How about a film on the Soviet Union, beginning with Lenin and the 1917 revolution, droning on to Stalin's purges with hundreds of thousands executed by firing squad, and millions forced from their homes or carted off to labor camps? We'd see Soviet bloc countries strangled under communist rule, Berlin divided with concrete and snipers, Nicolae Ceausescu destroying historic Bucharest. We'd see Soviet terror exported with the scorched-earth policy in Afghanistan.

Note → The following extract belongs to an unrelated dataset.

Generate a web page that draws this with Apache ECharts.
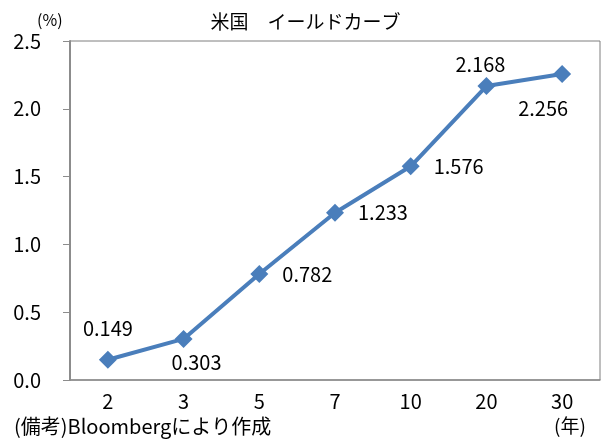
<!DOCTYPE html>
<html><head><meta charset="utf-8">
<script src="https://cdn.jsdelivr.net/npm/echarts@6/dist/echarts.min.js"></script>
<style>html,body{margin:0;padding:0;background:#fff}#c{width:611px;height:445px}</style>
</head><body><div id="c"></div>
<script>
const titleText = '米国　イールドカーブ';
const categories = ['2', '3', '5', '7', '10', '20', '30'];
const yields = [0.149, 0.303, 0.782, 1.233, 1.576, 2.168, 2.256];
const labelPlacement = ['top', 'bottomRight', 'right', 'right', 'right', 'topLeft', 'bottomLeft'];
const yTicks = { min: 0, max: 2.5, interval: 0.5 };
const unitY = '(%)';
const unitX = '(年)';
const note = '(備考)Bloombergにより作成';

const FONT = "'Noto Sans CJK JP',sans-serif";

function labelFor(p) {
  const base = { show: true, fontSize: 20, color: '#000', fontFamily: FONT,
    formatter: (d) => d.value.toFixed(3) };
  switch (p) {
    case 'top': return Object.assign(base, { position: 'top', distance: 12 });
    case 'bottomRight': return Object.assign(base, { position: 'bottom', distance: 4, offset: [13, 0] });
    case 'right': return Object.assign(base, { position: 'right', distance: 14 });
    case 'topLeft': return Object.assign(base, { position: 'top', distance: 3, offset: [-6, 0] });
    case 'bottomLeft': return Object.assign(base, { position: 'bottom', distance: 15, offset: [-19, 0] });
  }
}

const chart = echarts.init(document.getElementById('c'), null, { renderer: 'canvas' });
chart.setOption({
  animation: false,
  backgroundColor: '#fff',
  title: { text: titleText, left: 'center', top: 7,
    textStyle: { fontSize: 19, fontWeight: 'normal', color: '#000', fontFamily: FONT } },
  grid: { left: 70, right: 11, top: 41, bottom: 65, show: true, borderColor: '#7f7f7f', borderWidth: 1 },
  xAxis: {
    type: 'category', data: categories, boundaryGap: true,
    axisLine: { lineStyle: { color: '#8c8c8c', width: 1.5 } },
    axisTick: { show: false },
    axisLabel: { fontSize: 20, color: '#000', margin: 11, fontFamily: FONT }
  },
  yAxis: {
    type: 'value', min: yTicks.min, max: yTicks.max, interval: yTicks.interval,
    splitLine: { show: false },
    axisLine: { show: true, lineStyle: { color: '#8c8c8c', width: 2 } },
    axisTick: { show: true, length: 7, lineStyle: { color: '#8c8c8c' } },
    axisLabel: { fontSize: 20, color: '#000', margin: 29, fontFamily: FONT,
      formatter: (v) => v.toFixed(1) }
  },
  graphic: [
    { type: 'text', left: 37, top: 12, style: { text: unitY, fill: '#000', font: '16px ' + FONT } },
    { type: 'text', left: 554, top: 416, style: { text: unitX, fill: '#000', font: '19px ' + FONT } },
    { type: 'text', left: 14, top: 416, style: { text: note, fill: '#000', font: '20px ' + FONT } }
  ],
  series: [{
    type: 'line', data: yields.map((v, i) => ({ value: v, label: labelFor(labelPlacement[i]) })),
    symbol: 'diamond', symbolSize: 18,
    lineStyle: { color: '#4a7ebb', width: 4 },
    itemStyle: { color: '#4a7ebb' }
  }]
});
</script></body></html>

Red China would make a stellar film that lacks a happy ending--for now. Viewers would see Mao Tse-tung turn the colorful Chinese culture into a gray, bleak "worker's paradise" steeped in hunger and executions. We'd see the Great Leap Forward to devastating famine, murder and destruction in Tibet, women forced to abort their children, and the blood of student demonstrators spilled on Tiananmen Square. Complete the Asian film series with the "re-education" by terror in North Vietnam, the Maoist insurgency in Nepal that has killed thousands, and the hellish nightmare that is North Korea.

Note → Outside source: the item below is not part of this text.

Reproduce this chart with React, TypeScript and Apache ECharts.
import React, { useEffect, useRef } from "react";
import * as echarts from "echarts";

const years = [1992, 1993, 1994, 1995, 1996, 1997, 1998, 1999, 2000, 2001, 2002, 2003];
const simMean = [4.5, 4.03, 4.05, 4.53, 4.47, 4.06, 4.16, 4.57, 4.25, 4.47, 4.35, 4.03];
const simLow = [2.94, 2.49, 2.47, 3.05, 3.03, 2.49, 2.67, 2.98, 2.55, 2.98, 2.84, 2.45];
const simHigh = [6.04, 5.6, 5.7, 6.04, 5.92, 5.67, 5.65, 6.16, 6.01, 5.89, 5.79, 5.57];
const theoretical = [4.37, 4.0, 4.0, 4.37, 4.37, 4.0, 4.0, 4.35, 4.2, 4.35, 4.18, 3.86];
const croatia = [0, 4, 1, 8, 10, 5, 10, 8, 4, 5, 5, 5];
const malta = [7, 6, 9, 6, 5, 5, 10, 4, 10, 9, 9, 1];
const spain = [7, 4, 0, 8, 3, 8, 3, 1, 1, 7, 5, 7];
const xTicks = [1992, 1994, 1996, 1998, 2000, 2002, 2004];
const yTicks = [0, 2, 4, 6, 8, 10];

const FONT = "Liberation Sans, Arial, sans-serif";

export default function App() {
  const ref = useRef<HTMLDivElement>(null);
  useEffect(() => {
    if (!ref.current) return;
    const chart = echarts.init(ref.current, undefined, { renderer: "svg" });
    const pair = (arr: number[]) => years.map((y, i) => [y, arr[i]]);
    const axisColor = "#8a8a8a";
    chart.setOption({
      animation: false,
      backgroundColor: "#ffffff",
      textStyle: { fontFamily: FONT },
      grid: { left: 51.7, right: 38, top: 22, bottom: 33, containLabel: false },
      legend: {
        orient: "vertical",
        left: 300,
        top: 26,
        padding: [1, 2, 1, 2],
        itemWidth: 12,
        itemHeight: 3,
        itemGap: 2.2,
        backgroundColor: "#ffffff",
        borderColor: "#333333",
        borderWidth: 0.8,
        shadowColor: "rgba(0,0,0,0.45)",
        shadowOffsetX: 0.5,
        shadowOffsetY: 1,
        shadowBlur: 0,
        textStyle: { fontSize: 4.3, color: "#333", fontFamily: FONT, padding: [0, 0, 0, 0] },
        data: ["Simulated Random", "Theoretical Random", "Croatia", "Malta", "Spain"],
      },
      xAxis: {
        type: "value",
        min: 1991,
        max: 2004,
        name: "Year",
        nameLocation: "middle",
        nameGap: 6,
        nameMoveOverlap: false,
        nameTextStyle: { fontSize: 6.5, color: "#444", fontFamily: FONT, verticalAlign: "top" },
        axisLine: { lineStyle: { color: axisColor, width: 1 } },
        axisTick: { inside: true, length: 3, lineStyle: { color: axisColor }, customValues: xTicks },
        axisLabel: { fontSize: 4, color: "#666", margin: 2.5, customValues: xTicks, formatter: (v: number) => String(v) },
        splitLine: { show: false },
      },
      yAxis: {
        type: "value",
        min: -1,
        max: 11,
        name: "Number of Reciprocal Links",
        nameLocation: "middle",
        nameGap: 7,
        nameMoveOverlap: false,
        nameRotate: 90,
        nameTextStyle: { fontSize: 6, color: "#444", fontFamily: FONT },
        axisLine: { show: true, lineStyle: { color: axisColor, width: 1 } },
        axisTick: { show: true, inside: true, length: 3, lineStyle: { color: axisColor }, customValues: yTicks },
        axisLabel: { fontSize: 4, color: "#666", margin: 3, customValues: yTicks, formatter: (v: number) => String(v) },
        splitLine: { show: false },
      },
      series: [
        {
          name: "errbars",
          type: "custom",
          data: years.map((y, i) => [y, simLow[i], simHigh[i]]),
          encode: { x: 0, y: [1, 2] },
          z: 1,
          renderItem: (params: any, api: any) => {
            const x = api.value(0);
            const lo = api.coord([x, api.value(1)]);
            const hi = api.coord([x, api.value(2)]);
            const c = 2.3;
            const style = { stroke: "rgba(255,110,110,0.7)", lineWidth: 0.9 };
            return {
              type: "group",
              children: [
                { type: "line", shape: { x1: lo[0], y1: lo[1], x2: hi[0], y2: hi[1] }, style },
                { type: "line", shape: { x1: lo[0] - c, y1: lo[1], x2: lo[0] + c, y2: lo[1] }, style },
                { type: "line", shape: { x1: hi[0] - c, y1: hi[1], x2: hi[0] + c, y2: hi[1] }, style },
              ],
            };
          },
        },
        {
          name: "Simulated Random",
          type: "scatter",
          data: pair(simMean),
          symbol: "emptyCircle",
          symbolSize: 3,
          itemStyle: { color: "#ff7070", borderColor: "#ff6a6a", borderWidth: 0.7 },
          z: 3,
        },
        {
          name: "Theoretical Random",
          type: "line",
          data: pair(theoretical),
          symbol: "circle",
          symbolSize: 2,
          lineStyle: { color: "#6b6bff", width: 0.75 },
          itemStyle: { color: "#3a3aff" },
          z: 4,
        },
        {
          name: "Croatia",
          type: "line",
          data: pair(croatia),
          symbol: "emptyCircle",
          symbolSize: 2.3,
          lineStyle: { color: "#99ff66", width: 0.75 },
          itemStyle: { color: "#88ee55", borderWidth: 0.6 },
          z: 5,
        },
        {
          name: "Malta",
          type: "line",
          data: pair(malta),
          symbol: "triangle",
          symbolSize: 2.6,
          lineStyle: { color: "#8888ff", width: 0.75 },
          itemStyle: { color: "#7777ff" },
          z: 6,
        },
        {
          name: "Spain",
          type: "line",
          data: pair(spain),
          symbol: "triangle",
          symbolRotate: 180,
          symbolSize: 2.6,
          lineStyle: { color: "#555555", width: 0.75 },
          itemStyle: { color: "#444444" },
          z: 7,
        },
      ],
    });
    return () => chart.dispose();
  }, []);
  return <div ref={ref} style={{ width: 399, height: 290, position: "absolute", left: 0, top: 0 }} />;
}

Some brilliant young director would have to tackle Africa's woes under communism, such as the starvation in Ethiopia under Mengistu Haile Mariam. And we can't forget the Latin American films, highlighting Peru's Maoist Sendero Luminoso (Shining Path) terrorists. And, of course, add a stark motion picture on the fall of Cuba--to be directed by anyone but Oliver Stone--that, though bloody and tragic, can end on a slightly lighter note (and an ovation) with Fidel Castro's fall down the stairs last October.
It's good for a few chukles if you have the time to check it out.
Since "The Motorcycle Diaries" got an "R" rating for language, many teens missed out on the rosy, heroic portrayal of young Che saving a leper colony. But don't expect the MPAA judgment to get lighter for any of these proposed movies about the real toll of communism. The death count will surpass that of all "Rambo" flicks--nearly 100 million dead through the 20th century. Yes, it would stretch the boundaries of Hollywood's tidy "R" rating. But being impaled by a Bolshevik isn't pretty.